O impacto estimado pela economista corresponde, em média, a 529 crimes a menos por município a cada ano. O efeito se estende a delitos contra o patrimônio, incluindo aqueles cometidos com violência. A queda persiste por até cinco anos após a chegada da plataforma às regiões analisadas.
Antes da entrada do serviço, bairros mais pobres acumulavam cerca de 50% mais crimes per capita que as áreas mais ricas das mesmas cidades. A ampliação do trabalho por aplicativo, segundo o estudo, contribui para reduzir essa disparidade ao oferecer renda a um público formado majoritariamente por homens jovens de baixa escolaridade — o grupo mais associado a crimes de oportunidade, como furtos e roubos.
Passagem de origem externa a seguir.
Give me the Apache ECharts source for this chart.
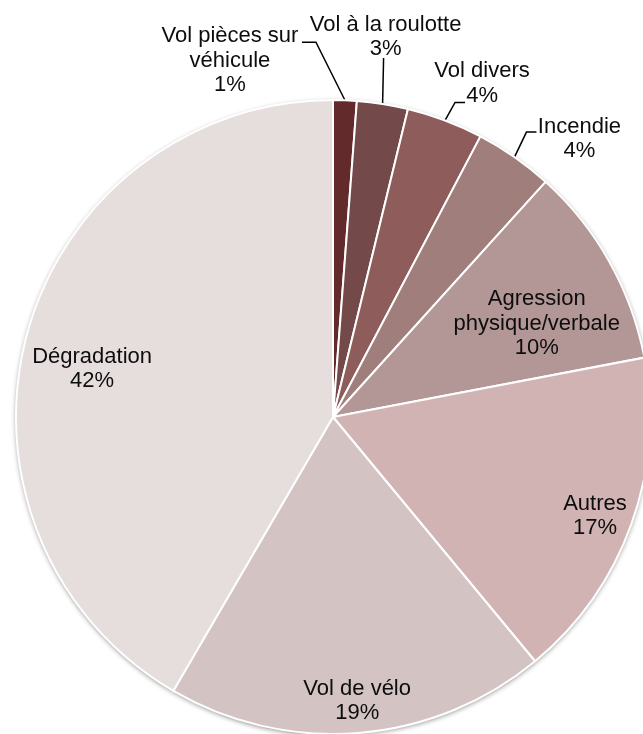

O debate ocorre no momento em que Câmara Municipal e Prefeitura de São Paulo discutem regras para o serviço de mototáxi na capital. O prefeito Ricardo Nunes (MDB) defende que a liberação pode elevar o número de mortes no trânsito, argumento que vem alimentando uma disputa jurídica prolongada.
A pesquisa, que integra a tese de doutorado de Frankenthal, deve ser submetida a periódicos acadêmicos nos próximos meses. No MIT, a economista tem concentrado seus estudos em temas ligados ao Brasil, especialmente na área de segurança pública e análise estatística.
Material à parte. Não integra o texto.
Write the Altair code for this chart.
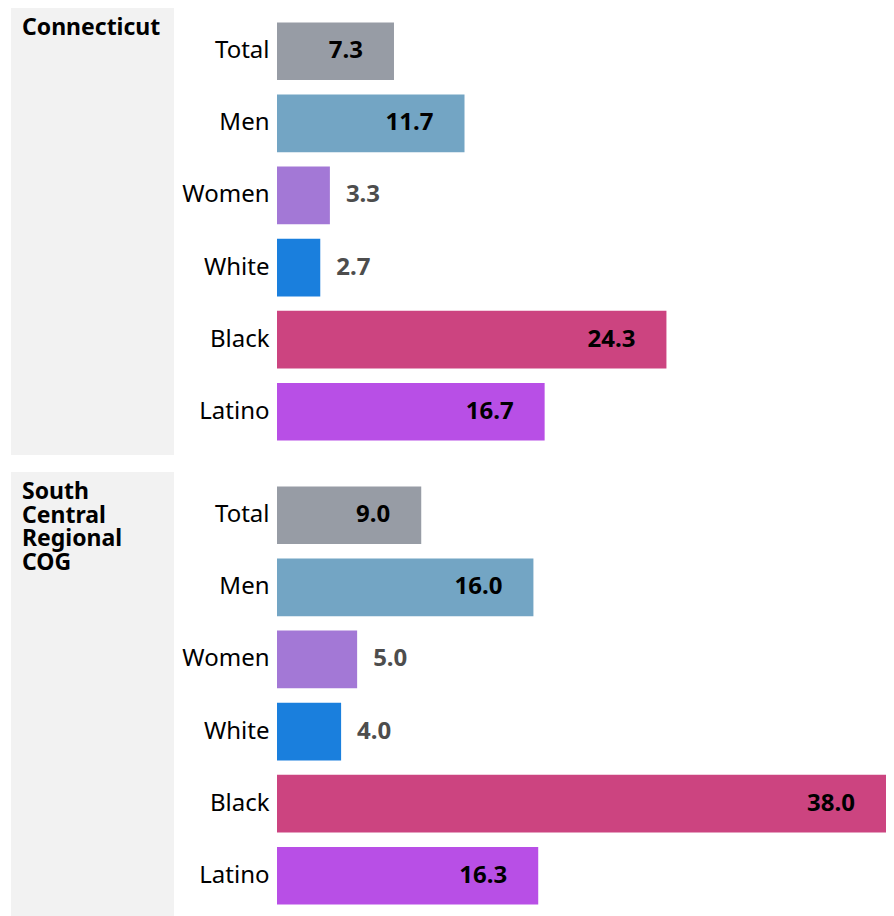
import altair as alt
import pandas as pd

regions = ["Connecticut"] * 6 + ["South Central Regional COG"] * 6
groups = ["Total", "Men", "Women", "White", "Black", "Latino"]
group_col = groups * 2
values = [7.3, 11.7, 3.3, 2.7, 24.3, 16.7, 9.0, 16.0, 5.0, 4.0, 38.0, 16.3]
colors = ["#979ca5", "#73a5c4", "#a378d6", "#1a7fdd", "#cc4480", "#b84fe6"]
region_order = ["Connecticut", "South Central Regional COG"]

df = pd.DataFrame({"region": regions, "group": group_col, "value": values})

FONT = "Noto Sans"
H = 447
W = 609


def panel(region):
    data = df[df["region"] == region]
    y_enc = alt.Y(
        "group:N",
        sort=groups,
        scale=alt.Scale(paddingInner=0.2, paddingOuter=0.2),
        axis=alt.Axis(title=None, ticks=False, domain=False, labelFontSize=24,
                      labelPadding=8, labelColor="black", labelFont=FONT),
    )
    x_enc = alt.X("value:Q", scale=alt.Scale(domain=[0, 38], nice=False), axis=None)

    base = alt.Chart(data)
    bg = base.mark_rect(color="#f2f2f2").encode(
        x=alt.value(-266), x2=alt.value(-103), y=alt.value(0), y2=alt.value(H)
    ).transform_filter("datum.group == 'Total'")

    header = base.mark_text(
        align="left", baseline="alphabetic", fontSize=23, fontWeight="bold",
        lineBreak=" ", lineHeight=23.5, font=FONT, color="black"
    ).encode(
        x=alt.value(-255), y=alt.value(27), text="region:N"
    ).transform_filter("datum.group == 'Total'")

    bars = base.mark_bar().encode(
        x=x_enc, y=y_enc,
        color=alt.Color("group:N", scale=alt.Scale(domain=groups, range=colors), legend=None),
    )

    inside = base.mark_text(
        align="right", dx=-31, baseline="middle", fontSize=24, fontWeight="bold",
        color="black", font=FONT
    ).encode(
        x=x_enc, y=y_enc, text=alt.Text("value:Q", format=".1f")
    ).transform_filter("datum.value >= 6")

    outside = base.mark_text(
        align="left", dx=16, baseline="middle", fontSize=24, fontWeight="bold",
        color="#4d4d4d", font=FONT
    ).encode(
        x=x_enc, y=y_enc, text=alt.Text("value:Q", format=".1f")
    ).transform_filter("datum.value < 6")

    return alt.layer(bg, header, bars, inside, outside).properties(width=W, height=H)


chart = alt.vconcat(
    *[panel(r) for r in region_order], spacing=17,
).properties(
    padding={"left": 3, "top": 0, "right": 0, "bottom": 0},
).configure(
    font=FONT,
    view=alt.ViewConfig(stroke=None, strokeWidth=0),
)

chart.save("out.html", embed_options={"renderer": "svg", "actions": False})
Ela ressalta, no entanto, que os dados levantados não permitem concluir em detalhe como criminosos disfarçados de entregadores podem influenciar o aumento de delitos, fenômeno mais recorrente em grandes centros, como a capital paulista.
Para Luiz Guilherme Scorzafave, pesquisador do Fórum Brasileiro de Segurança Pública e do Lepes (Laboratório de Estudos e Pesquisas em Economia Social da FEA-RP/USP), o trabalho de Frankenthal se destaca pela robustez metodológica. “É muito interessante o fato de a pesquisa ter conseguido, a partir das informações da plataforma e da ocorrência de crimes, determinar também os horários e regiões onde a criminalidade caiu. É uma pesquisa ‘top’”, afirma.
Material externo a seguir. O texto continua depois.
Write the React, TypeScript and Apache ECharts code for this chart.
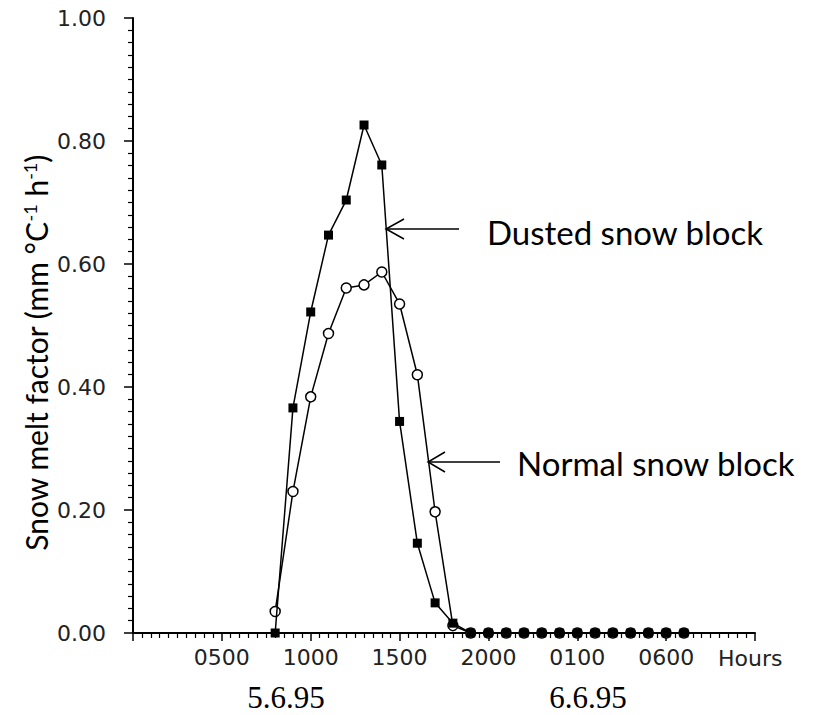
import React, { useEffect, useRef } from "react";
import * as echarts from "echarts";

// Hourly observations from 0800 on 5.6.95 to 0700 on 6.6.95 (hours since 0000 on 5.6.95)
const hours = [8, 9, 10, 11, 12, 13, 14, 15, 16, 17, 18, 19, 20, 21, 22, 23, 24, 25, 26, 27, 28, 29, 30, 31];

// Snow melt factor, mm °C-1 h-1
const dustedBlock = [0, 0.366, 0.522, 0.647, 0.704, 0.826, 0.761, 0.344, 0.146, 0.049, 0.016, 0, 0, 0, 0, 0, 0, 0, 0, 0, 0, 0, 0, 0];
const normalBlock = [0.035, 0.23, 0.384, 0.487, 0.561, 0.566, 0.587, 0.535, 0.42, 0.197, 0.012, 0, 0, 0, 0, 0, 0, 0, 0, 0, 0, 0, 0, 0];

// Hour-axis labels (clock time) at every fifth hour
const hourTicks = [5, 10, 15, 20, 25, 30];
const hourLabels = ["0500", "1000", "1500", "2000", "0100", "0600"];

const dayLabels = ["5.6.95", "6.6.95"];

const tickFont = "'DejaVu Sans', sans-serif";
const textFont = "Lato, 'Open Sans', sans-serif";

export default function App() {
  const ref = useRef<HTMLDivElement>(null);

  useEffect(() => {
    if (!ref.current) return;
    const chart = echarts.init(ref.current, null, { renderer: "svg" });

    chart.setOption({
      animation: false,
      backgroundColor: "#ffffff",
      grid: { left: 133, right: 58, top: 18, bottom: 82, containLabel: false },
      xAxis: {
        type: "value",
        min: 0,
        max: 35,
        interval: 5,
        axisLine: { show: true, lineStyle: { color: "#000", width: 2 } },
        axisTick: { show: true, length: 8, lineStyle: { color: "#000", width: 1.5 } },
        minorTick: { show: true, splitNumber: 10, length: 5, lineStyle: { color: "#000", width: 1.2 } },
        splitLine: { show: false },
        axisLabel: {
          showMinLabel: false,
          showMaxLabel: false,
          margin: 13,
          fontFamily: tickFont,
          fontSize: 22,
          color: "#222",
          formatter: (v: number) => {
            const i = hourTicks.indexOf(v);
            return i >= 0 ? hourLabels[i] : "";
          },
        },
      },
      yAxis: {
        type: "value",
        min: 0,
        max: 1,
        interval: 0.2,
        axisLine: { show: true, lineStyle: { color: "#000", width: 2 } },
        axisTick: { show: true, length: 9, lineStyle: { color: "#000", width: 1.5 } },
        minorTick: { show: true, splitNumber: 10, length: 5, lineStyle: { color: "#000", width: 1.2 } },
        splitLine: { show: false },
        axisLabel: {
          margin: 27,
          fontFamily: tickFont,
          fontSize: 22,
          color: "#222",
          formatter: (v: number) => v.toFixed(2),
        },
      },
      series: [
        {
          name: "Normal snow block",
          type: "line",
          data: hours.map((h, i) => [h, normalBlock[i]]),
          symbol: "circle",
          symbolSize: 10,
          lineStyle: { color: "#000", width: 1.5 },
          itemStyle: { color: "#fff", borderColor: "#000", borderWidth: 1.5 },
          z: 2,
        },
        {
          name: "Dusted snow block",
          type: "line",
          data: hours.map((h, i) => [h, dustedBlock[i]]),
          symbol: "rect",
          symbolSize: 9,
          lineStyle: { color: "#000", width: 1.5 },
          itemStyle: { color: "#000" },
          z: 3,
        },
      ],
      graphic: [
        {
          type: "text",
          x: 36,
          y: 353,
          rotation: Math.PI / 2,
          style: {
            text: "{a|Snow melt factor (mm °C}{s|-1}{a| h}{s|-1}{a|)}",
            align: "center",
            verticalAlign: "middle",
            rich: {
              a: { fontFamily: textFont, fontSize: 30, fill: "#000" },
              s: { fontFamily: textFont, fontSize: 18, fill: "#000", verticalAlign: "top" },
            },
          },
        },
        // arrow to the dusted curve
        { type: "line", shape: { x1: 459, y1: 229, x2: 386, y2: 229 }, style: { stroke: "#000", lineWidth: 1.5 } },
        { type: "polyline", shape: { points: [[404, 219], [386, 229], [404, 239]] }, style: { stroke: "#000", lineWidth: 1.5, fill: null } },
        {
          type: "text",
          x: 487,
          y: 232,
          style: { text: "Dusted snow block", fontFamily: textFont, fontSize: 33, fill: "#000", align: "left", verticalAlign: "middle" },
        },
        // arrow to the normal curve
        { type: "line", shape: { x1: 500, y1: 462, x2: 428, y2: 462 }, style: { stroke: "#000", lineWidth: 1.5 } },
        { type: "polyline", shape: { points: [[445, 452], [428, 462], [445, 472]] }, style: { stroke: "#000", lineWidth: 1.5, fill: null } },
        {
          type: "text",
          x: 517,
          y: 463,
          style: { text: "Normal snow block", fontFamily: textFont, fontSize: 33, fill: "#000", align: "left", verticalAlign: "middle" },
        },
        {
          type: "text",
          x: 718,
          y: 658,
          style: { text: "Hours", fontFamily: tickFont, fontSize: 22, fill: "#222", align: "left", verticalAlign: "middle" },
        },
        {
          type: "text",
          x: 286,
          y: 713,
          style: { text: dayLabels[0], fontFamily: "'Liberation Serif', serif", fontSize: 31, fill: "#000", align: "center", verticalAlign: "bottom" },
        },
        {
          type: "text",
          x: 588,
          y: 713,
          style: { text: dayLabels[1], fontFamily: "'Liberation Serif', serif", fontSize: 31, fill: "#000", align: "center", verticalAlign: "bottom" },
        },
      ],
    });

    return () => chart.dispose();
  }, []);

  return (
    <div
      ref={ref}
      style={{ position: "fixed", left: 0, top: 0, width: 813, height: 715, background: "#fff" }}
    />
  );
}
O estudo também dialoga com levantamentos sobre remuneração de trabalhadores de aplicativos. Em análise realizada pelo economista Nelson Marconi, da Eaesp-FGV, profissionais enquadrados como Microempreendedores Individuais (MEI) ou conta própria com CNPJ na área de transporte receberam, em média, mais do que empregados com carteira assinada em 2024. Segundo os dados do IBGE utilizados na comparação, enquanto os trabalhadores formais do setor tinham rendimento de 0,88 (em escala em que a média é 1), os autônomos com CNPJ alcançavam 1,22.